3-34: Differentiate the function.

17. \(g\left( x \right) = \frac{1}{{\sqrt x }} + \sqrt[4]{x}\)

Short answer

The derivative of the function is \(g'\left( x \right) = - \frac{1}{{2x\sqrt x }} + \frac{1}{{4\sqrt[4]{{{x^3}}}}}\).

Step-by-step solution

Differentiation rule

When \(n\) is any real number, then;

\(\frac{d}{{dx}}\left( {{x^n}} \right) = n{x^{x - 1}}\)

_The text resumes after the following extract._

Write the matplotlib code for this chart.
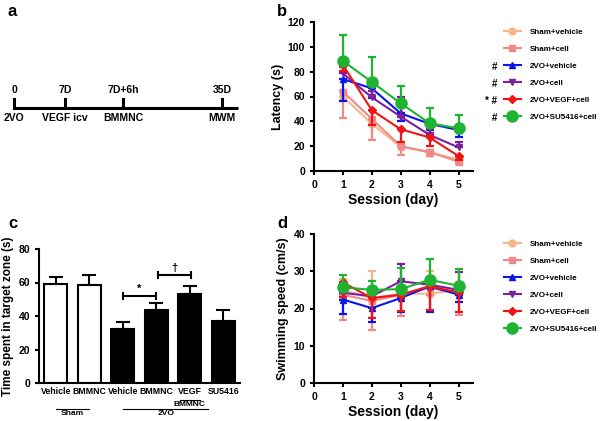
import matplotlib
matplotlib.use("Agg")
import matplotlib.pyplot as plt
import numpy as np

plt.rcParams['font.family'] = ['Liberation Sans', 'DejaVu Sans']
plt.rcParams['font.weight'] = 'bold'
plt.rcParams['axes.labelweight'] = 'bold'

# ---------------- data ----------------
timeline_pos = [14, 65, 123, 222]          # diagram positions (not to scale)
timeline_end = 238
timeline_top = ["0", "7D", "7D+6h", "35D"]
timeline_bottom = ["2VO", "VEGF icv", "BMMNC", "MWM"]

sessions = [1, 2, 3, 4, 5]
groups = ["Sham+vehicle", "Sham+cell", "2VO+vehicle", "2VO+cell",
          "2VO+VEGF+cell", "2VO+SU5416+cell"]
colors = ["#F5B78A", "#F08A8A", "#0A14F0", "#7A1FA0", "#F01414", "#1EB432"]
markers = ["o", "s", "^", "v", "D", "o"]
msizes = [5, 5, 5, 5, 4, 8]
err_dir = ["up", "down", "down", "up", "down", "up"]

latency_mean = [
    [60, 38, 19.6, 14.8, 9.4],
    [64, 42, 20, 15.3, 7.5],
    [74, 66.6, 46.4, 38, 33],
    [78.6, 59.3, 43.8, 29, 19],
    [85.4, 49, 33.6, 27, 12],
    [88.6, 71.7, 54.5, 38.4, 34.4],
]
latency_err = [
    [5, 5, 3, 2, 2],
    [21, 17, 7, 3, 2],
    [18, 8, 6, 5, 6],
    [5, 5, 16, 5, 4],
    [5, 12, 10, 7, 3],
    [21, 20, 14, 12, 11],
]
speed_mean = [
    [25, 22.8, 24, 24, 25],
    [23.7, 22, 23.7, 25.5, 24.2],
    [22.4, 20.1, 22.8, 26, 23.7],
    [24.2, 23.3, 27.3, 26.4, 25],
    [27, 22.8, 23.7, 26, 24.3],
    [25.7, 25, 25.2, 27.7, 26.1],
]
speed_err = [
    [3, 7.4, 2, 6, 2],
    [6.7, 7.9, 5.7, 2, 5.9],
    [3.8, 3.8, 3.8, 7, 2],
    [2, 2, 4.7, 2, 4.7],
    [4, 5.4, 4.5, 6.3, 5.3],
    [3.3, 2.5, 5.7, 5.7, 4.5],
]
legend_marks = ["", "", "#", "#", "* #", "#"]

bar_labels = ["Vehicle", "BMMNC", "Vehicle", "BMMNC", "VEGF", "SU5416"]
bar_values = [59, 58.8, 32.4, 43.7, 53, 37.3]
bar_errors = [4.5, 5.5, 4.1, 3.9, 5, 6.2]
bar_fill = ["white", "white", "black", "black", "black", "black"]

W, H = 600, 421
fig = plt.figure(figsize=(6.0, 4.21), dpi=100)

def fx(px):
    return px / W

def fy(py):
    return 1 - py / H

def axes_px(l, t, r, b):
    return fig.add_axes([fx(l), fy(b), fx(r) - fx(l), fy(t) - fy(b)])

# panel letters
for letter, (px, py) in zip("abcd", [(8, 12), (277, 12), (8, 224), (277, 224)]):
    fig.text(fx(px), fy(py), letter, fontsize=12, fontweight='bold', va='center', ha='left')

# ---------------- panel a ----------------
ax_a = axes_px(0, 60, 270, 150)
ax_a.set_xlim(0, 270)
ax_a.set_ylim(150, 60)
ax_a.axis('off')
ax_a.plot([timeline_pos[0] - 1, timeline_end], [108, 108], color='black', lw=2.2,
          solid_capstyle='butt')
for p, t, b in zip(timeline_pos, timeline_top, timeline_bottom):
    ax_a.plot([p, p], [108, 99], color='black', lw=2.2)
    ax_a.text(p, 95, t, ha='center', va='bottom', fontsize=7.5, fontweight='bold')
    ax_a.text(p, 113, b, ha='center', va='top', fontsize=7.5, fontweight='bold')

def style_axes(ax):
    for s in ['top', 'right']:
        ax.spines[s].set_visible(False)
    for s in ['left', 'bottom']:
        ax.spines[s].set_linewidth(1.5)
    ax.tick_params(width=1.5, length=3, labelsize=7.5)
    for lab in ax.get_xticklabels() + ax.get_yticklabels():
        lab.set_fontweight('bold')

def line_panel(ax, means, errs, ylim, yticks, ylabel):
    handles = []
    for i in range(len(groups)):
        m = np.array(means[i])
        e = np.array(errs[i])
        if err_dir[i] == "up":
            yerr = [np.zeros_like(e), e]
        else:
            yerr = [e, np.zeros_like(e)]
        ax.errorbar(sessions, m, yerr=yerr, color=colors[i], lw=1.6,
                    capsize=3, capthick=1.6, elinewidth=1.6, fmt='none', zorder=2 + i)
        h, = ax.plot(sessions, m, color=colors[i], lw=1.5, marker=markers[i],
                     markersize=msizes[i], markeredgecolor=colors[i], zorder=3 + i,
                     label=groups[i])
        handles.append(h)
    ax.set_xlim(0, 5.5)
    ax.set_xticks([0, 1, 2, 3, 4, 5])
    ax.set_ylim(*ylim)
    ax.set_yticks(yticks)
    ax.set_xlabel("Session (day)", fontsize=10, fontweight='bold', labelpad=2)
    ax.set_ylabel(ylabel, fontsize=9, fontweight='bold', labelpad=3)
    style_axes(ax)
    return handles

leg_kw = dict(loc='upper left', frameon=False, prop={'size': 5.8, 'weight': 'bold'},
              handlelength=2.1, labelspacing=1.16, handletextpad=1.1, borderpad=0)

# ---------------- panel b ----------------
ax_b = axes_px(314, 22, 473, 171)
hb = line_panel(ax_b, latency_mean, latency_err, (0, 120), range(0, 121, 20), "Latency (s)")
leg_b = fig.legend(handles=hb, bbox_to_anchor=(fx(500), fy(24.5)), **leg_kw)

# ---------------- panel d ----------------
ax_d = axes_px(314, 234, 473, 383)
hd = line_panel(ax_d, speed_mean, speed_err, (0, 40), range(0, 41, 10), "Swimming speed (cm/s)")
fig.legend(handles=hd, bbox_to_anchor=(fx(500), fy(236.5)), **leg_kw)

# significance marks next to legend b rows
fig.canvas.draw()
inv = fig.transFigure.inverted()
for mk, txt in zip(legend_marks, leg_b.get_texts()):
    if mk:
        bb = txt.get_window_extent()
        yc = (bb.y0 + bb.y1) / 2
        _, yfig = inv.transform((0, yc))
        fig.text(fx(497), yfig, mk, ha='right', va='center', fontsize=7, fontweight='bold')

# ---------------- panel c ----------------
ax_c = axes_px(39, 249, 240, 383)
x = np.arange(len(bar_values))
ax_c.bar(x, bar_values, width=0.7, color=bar_fill, edgecolor='black', linewidth=1.5, zorder=2)
ax_c.errorbar(x, bar_values, yerr=[np.zeros(len(bar_errors)), bar_errors], fmt='none',
              ecolor='black', elinewidth=1.5, capsize=5, capthick=1.5, zorder=1)
ax_c.set_xlim(-0.5, 5.5)
ax_c.set_ylim(0, 80)
ax_c.set_yticks(range(0, 81, 20))
ax_c.set_xticks(x)
ax_c.set_xticklabels(bar_labels)
ax_c.set_ylabel("Time spent in target zone (s)", fontsize=8.5, fontweight='bold', labelpad=3)
style_axes(ax_c)
ax_c.tick_params(axis='x', length=0, pad=3, labelsize=6.3)

# significance brackets
def bracket(ax, x0, x1, y, sym, dy):
    ax.plot([x0, x1], [y, y], color='black', lw=1.5, clip_on=False)
    ax.plot([x0, x0], [y - 2, y + 2], color='black', lw=1.5, clip_on=False)
    ax.plot([x1, x1], [y - 2, y + 2], color='black', lw=1.5, clip_on=False)
    ax.text((x0 + x1) / 2, y + dy, sym, ha='center', va='bottom', fontsize=8, fontweight='bold')

bracket(ax_c, 2, 3, 52, "*", 1.0)
bracket(ax_c, 3.05, 4.05, 64.5, "\u2020", 1.0)

# group annotations below x axis
trans = ax_c.get_xaxis_transform()
ax_c.plot([3.7, 4.3], [-0.128, -0.128], transform=trans, color='black', lw=0.8, clip_on=False)
ax_c.text(4, -0.133, "BMMNC", transform=trans, ha='center', va='top', fontsize=6, fontweight='bold')
ax_c.plot([0.0, 1.0], [-0.195, -0.195], transform=trans, color='black', lw=0.8, clip_on=False)
ax_c.text(0.5, -0.205, "Sham", transform=trans, ha='center', va='top', fontsize=6, fontweight='bold')
ax_c.plot([2.0, 4.55], [-0.195, -0.195], transform=trans, color='black', lw=0.8, clip_on=False)
ax_c.text(3.3, -0.205, "2VO", transform=trans, ha='center', va='top', fontsize=6, fontweight='bold')

fig.savefig("out.png", dpi=100)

When \(f\) and \(g\) are both differentiable, then;

\(\begin{aligned}\frac{d}{{dx}}\left( {f\left( x \right) + g\left( x \right)} \right) &= \frac{d}{{dx}}f\left( x \right) + \frac{d}{{dx}}g\left( x \right)\\\frac{d}{{dx}}\left( {f\left( x \right) - g\left( x \right)} \right) &= \frac{d}{{dx}}f\left( x \right) - \frac{d}{{dx}}g\left( x \right)\end{aligned}\)

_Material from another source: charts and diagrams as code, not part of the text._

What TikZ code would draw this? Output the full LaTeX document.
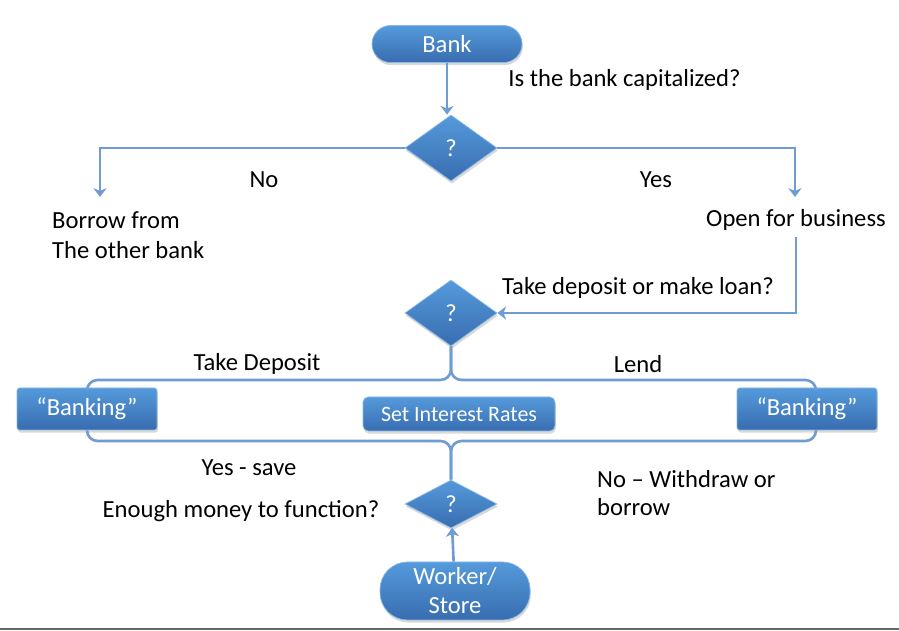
\documentclass[tikz,border=0pt]{standalone}
\usepackage{fontspec}
\setmainfont{Carlito}
\usetikzlibrary{shapes.geometric,arrows.meta,shadows}
\definecolor{boxtop}{HTML}{559ADB}
\definecolor{boxbot}{HTML}{386DB0}
\definecolor{flowline}{HTML}{6F9DD3}

\begin{document}
\begin{tikzpicture}[
  font=\fontsize{14}{17}\selectfont,
  box/.style={top color=boxtop, bottom color=boxbot, draw=boxtop!70!white,
    text=white, drop shadow={opacity=0.3, shadow xshift=0.5pt, shadow yshift=-1.5pt}},
  pill/.style={box, rounded corners=0.37cm, minimum width=3cm, minimum height=0.74cm},
  decide/.style={box, diamond, inner sep=0pt, minimum width=1.84cm, minimum height=1.32cm},
  bankbox/.style={box, rounded corners=1.5pt, minimum width=2.8cm, minimum height=0.84cm},
  flow/.style={flowline, line width=1.5pt},
  arr/.style={flow, -{Stealth[length=5pt,width=7.5pt,inset=1.5pt]}}]
  \useasboundingbox (0,0) rectangle (17.98,12.62);
  \draw[black!60, line width=1.2pt] (0,0.04) -- (17.98,0.04);

  \node[pill] (bank) at (8.94,11.74) {Bank};
  \node[decide] (q1) at (9.02,9.66) {?};
  \node[decide] (q2) at (9.02,6.36) {?};
  \node[decide, minimum height=0.96cm] (q3) at (9.02,2.54) {?};
  \node[pill, rounded corners=0.55cm, minimum height=1.16cm, align=center,
    font=\fontsize{14}{16.5}\selectfont] (worker) at (9.1,0.8) {Worker/\\Store};

  \node[bankbox] (bankL) at (1.74,4.44) {“Banking”};
  \node[bankbox] (bankR) at (16.14,4.44) {“Banking”};
  \node[box, rounded corners=3pt, minimum width=3.84cm, minimum height=0.68cm,
    font=\fontsize{12.5}{15}\selectfont] (rates) at (9.18,4.34) {Set Interest Rates};

  \node (capq) at (12.49,11.02) {Is the bank capitalized?};
  \node (nolbl) at (5.28,9.02) {No};
  \node (yeslbl) at (13.12,9.02) {Yes};
  \node[anchor=west, align=left] (borrow) at (0.92,7.92) {Borrow from\\The other bank};
  \node (open) at (15.92,8.22) {Open for business};
  \node (loanq) at (12.76,6.86) {Take deposit or make loan?};
  \node (deplbl) at (5.14,5.34) {Take Deposit};
  \node (lendlbl) at (12.76,5.34) {Lend};
  \node (savelbl) at (4.98,3.26) {Yes - save};
  \node (enoughq) at (4.82,2.4) {Enough money to function?};
  \node[anchor=west, align=left, font=\fontsize{14}{16}\selectfont] (wdraw)
    at (11.82,2.76) {No – Withdraw or\\borrow};

  \coordinate (noend) at (2.0,8.68);
  \coordinate (yesend) at (15.9,8.68);
  \coordinate (splitT) at (9.02,5.02);
  \coordinate (splitB) at (9.02,3.8);
  \coordinate (rightT) at (16.32,4.86);
  \coordinate (rightB) at (16.32,4.02);

  \draw[arr] (bank.south) -- (bank.south |- q1.north);
  \draw[arr] (q1.west) -| (noend);
  \draw[arr] (q1.east) -| (yesend);
  \draw[arr] (open.south) |- (q2.east);
  \draw[flow, rounded corners=6pt] (q2.south) -- (splitT) -| (bankL.north);
  \draw[flow, rounded corners=6pt] (q2.south) -- (splitT) -| (rightT);
  \draw[flow, rounded corners=6pt] (bankL.south) |- (splitB) -- (q3.north);
  \draw[flow, rounded corners=6pt] (rightB) |- (splitB) -- (q3.north);
  \draw[arr] (worker) -- (q3);
\end{tikzpicture}
\end{document}
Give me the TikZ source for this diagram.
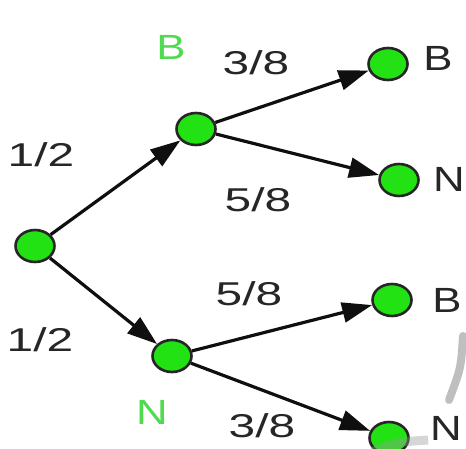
\documentclass[tikz,border=0pt]{standalone}
\usepackage{fontspec}
\usepackage{graphicx}
\setmainfont{Liberation Sans}
\usetikzlibrary{shapes.geometric,arrows.meta}
\definecolor{nodegreen}{RGB}{34,226,20}
\definecolor{labgreen}{RGB}{80,218,80}
\definecolor{edgeblack}{RGB}{15,15,15}
\newcommand{\numtxt}[1]{\scalebox{1.45}[1]{\fontsize{33}{36}\selectfont #1}}
\newcommand{\lettxt}[1]{\scalebox{1.25}[1]{\fontsize{35}{38}\selectfont #1}}
\begin{document}
\begin{tikzpicture}[x=1pt,y=-1pt,
  dot/.style={ellipse,draw=black!85,line width=2.6pt,fill=nodegreen,minimum width=39pt,minimum height=32pt,inner sep=0pt},
  branch/.style={draw=edgeblack,line width=3.2pt,-{Triangle[length=30pt,width=20pt]}},
  lab/.style={inner sep=0pt,text=black!85},
  glab/.style={inner sep=0pt,text=labgreen}]
\useasboundingbox[fill=white] (0,0) rectangle (466,448);
% nodes
\node[dot] (root) at (35,246) {};
\node[dot] (mB) at (196,129) {};
\node[dot] (mN) at (172,356) {};
\node[dot] (lBB) at (388,64) {};
\node[dot] (lBN) at (399,180) {};
\node[dot] (lNB) at (392,300) {};
\node[dot] (lNN) at (389,438) {};
% connectors
\draw[branch] (root) -- (mB);
\draw[branch] (root) -- (mN);
\draw[branch] (mB) -- (lBB);
\draw[branch] (mB) -- (lBN);
\draw[branch] (mN) -- (lNB);
\draw[branch] (mN) -- (lNN);
% watermark fragments
\draw[black!25,line width=8pt,line cap=round] (463,336) .. controls (461,368) .. (449,400);
\draw[black!40,opacity=0.4,line width=9pt] (372,452) .. controls (398,442) .. (428,440);
% labels
\node[glab] (tB) at (171,47) {\lettxt{B}};
\node[glab] (tN) at (152,412) {\lettxt{N}};
\node[lab] (p1) at (41,155) {\numtxt{1/2}};
\node[lab] (p2) at (40,340) {\numtxt{1/2}};
\node[lab] (p3) at (256,63) {\numtxt{3/8}};
\node[lab] (p4) at (258,200) {\numtxt{5/8}};
\node[lab] (p5) at (249,294) {\numtxt{5/8}};
\node[lab] (p6) at (262,426) {\numtxt{3/8}};
\node[lab] (e1) at (438,58) {\lettxt{B}};
\node[lab] (e2) at (449,179) {\lettxt{N}};
\node[lab] (e3) at (447,300) {\lettxt{B}};
\node[lab] (e4) at (446,428) {\lettxt{N}};
\end{tikzpicture}
\end{document}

Differentiate the function

Rewrite the function as the power of \(x\) as shown below:

\(g\left( x \right) = {x^{ - \frac{1}{2}}} + {x^{\frac{1}{4}}}\)

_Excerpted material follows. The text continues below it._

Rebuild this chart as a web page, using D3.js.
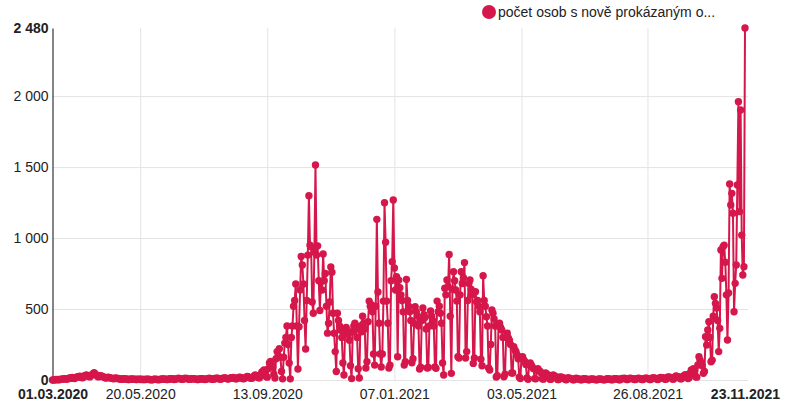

Differentiate the function as shown below:

\(\begin{aligned}g'\left( x \right) &= \frac{d}{{dx}}\left( {{x^{ - \frac{1}{2}}} + {x^{\frac{1}{4}}}} \right)\\ &= \frac{d}{{dx}}\left( {{x^{ - \frac{1}{2}}}} \right) + \frac{d}{{dx}}\left( {{x^{\frac{1}{4}}}} \right)\\ &= - \frac{1}{2}{x^{ - \frac{1}{2} - 1}} + \frac{1}{4}{x^{\frac{1}{4} - 1}}\\ &= - \frac{1}{2}{x^{ - \frac{3}{2}}} + \frac{1}{4}{x^{\frac{{ - 3}}{4}}}\\ &= - \frac{1}{{2x\sqrt x }} + \frac{1}{{4\sqrt[4]{{{x^3}}}}}\end{aligned}\)

Thus, the derivative of the function is \(g'\left( x \right) = - \frac{1}{{2x\sqrt x }} + \frac{1}{{4\sqrt[4]{{{x^3}}}}}\).